Readers, because it was at least another half decade before I became America’s Beloved Porn Journalist, I simply did not have the respect then that I have now for porn performers who regularly mash their bits up against and into partners who stink, who are indifferent, who may have been declared legally dead, who are exes, and/or who for any number of reasons might not be at the top of their enturgidification potential.
But I loved my girlfriend so I went down on her. Pants at her ankles, strong fishbelly-white legs converging at florid pink where everything tasted like cigarettes strung across a heated copper wire. I really think I had an out of body experience.

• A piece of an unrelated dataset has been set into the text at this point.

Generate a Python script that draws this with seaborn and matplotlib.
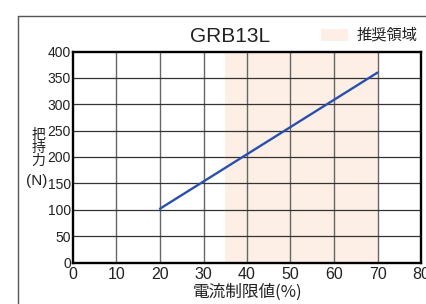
import matplotlib
matplotlib.use("Agg")
import matplotlib.pyplot as plt
import seaborn as sns
import pandas as pd
from matplotlib.lines import Line2D
from matplotlib.patches import Rectangle

# Data
current_limit = [20, 70]          # 電流制限値 (%)
holding_force = [102, 360]        # 把持力 (N)
recommended_range = [35, 70]
x_ticks = [0, 10, 20, 30, 40, 50, 60, 70, 80]
y_ticks = [0, 50, 100, 150, 200, 250, 300, 350, 400]
title = "GRB13L"
legend_label = "推奨領域"
x_label = "電流制限値(%)"
y_label = "把\n持\n力"
y_unit = "(N)"

sns.set_style("white")
plt.rcParams['font.family'] = ['Liberation Sans', 'Noto Sans CJK JP', 'DejaVu Sans']
cjk = ['Noto Sans CJK JP', 'DejaVu Sans']

fig = plt.figure(figsize=(4.27, 3.04), dpi=100)
ax = fig.add_axes([73/427, 1-262.5/304, (421-73)/427, (262.5-51.5)/304])

df = pd.DataFrame({"x": current_limit, "y": holding_force})
ax.axvspan(recommended_range[0], recommended_range[1], color="#fdefe5", zorder=0, lw=0)
sns.lineplot(data=df, x="x", y="y", ax=ax, color="#2a50ae", lw=1.7, zorder=3)

ax.set_xlim(0, 80)
ax.set_ylim(0, 400)
ax.set_xticks(x_ticks)
ax.set_yticks(y_ticks)
ax.set_xticklabels([str(t) for t in x_ticks], fontsize=11.5)
ax.set_yticklabels([str(t) for t in y_ticks], fontsize=10)
ax.tick_params(axis='both', length=0, colors='#222222')
ax.tick_params(axis='x', pad=3)
ax.tick_params(axis='y', pad=1.5)
ax.set_xlabel("")
ax.set_ylabel("")

for v in x_ticks[1:-1]:
    ax.axvline(v, color="#666666", lw=1.0, zorder=1)
for v in y_ticks[1:-1]:
    ax.axhline(v, color="#333333", lw=0.9, zorder=1)

for s in ax.spines.values():
    s.set_color("black")
    s.set_linewidth(1.7)
    s.set_visible(True)

# outer frame (left and top edges visible)
fig.add_artist(Line2D([18/427, 18/427], [0, 1-16/304], transform=fig.transFigure, color="#555555", lw=1.0))
fig.add_artist(Line2D([18/427, 1], [1-16/304, 1-16/304], transform=fig.transFigure, color="#555555", lw=1.0))

fig.text(230.5/427, 1-36/304, title, ha="center", va="center", fontsize=15, color="#222222")

fig.add_artist(Rectangle((320.7/427, 1-41/304), 27.3/427, 12/304, transform=fig.transFigure,
                         facecolor="#fdefe5", edgecolor="none"))
fig.text(357/427, 1-35/304, legend_label, ha="left", va="center", fontsize=11, family=cjk, color="#222222")

fig.text(248/427, 1-292/304, x_label, ha="center", va="center", fontsize=12, family=cjk, color="#222222")
fig.text(38.5/427, 1-148/304, y_label, ha="center", va="center", fontsize=10, family=cjk,
         linespacing=0.9, color="#222222")
fig.text(37/427, 1-181/304, y_unit, ha="center", va="center", fontsize=11, color="#222222")

fig.savefig("out.png", dpi=100)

I saw us from above on the checkered floor, her head banging against the door and waking her roommate, Siobhan from Cork. I hit the CD player and the soundtrack to “Trainspotting” came on, which we listened to all the time. I was utterly disconnected, only knowing what parts to hit, grabbing her clammy ass. She was too drunk (and too honest) to fake it so getting an orgasm out of her that night was like pulling a piano up the hill with my teeth. But I got it, God Damn It.
We woke up a few hours later on that same floor. I felt like I’d been hit in the face with a cake made of skin. Siobhan opened the door into Ruth’s head. “Fookin’ Hell,” Ruth said.
“Put yer clothes on, ya Westmeath sloot,” Siobhan said. “It’s Paddy’s Day.”
A few months later we had a similar experience in that bathroom but it was a blowjob, it was June, and then she threw up.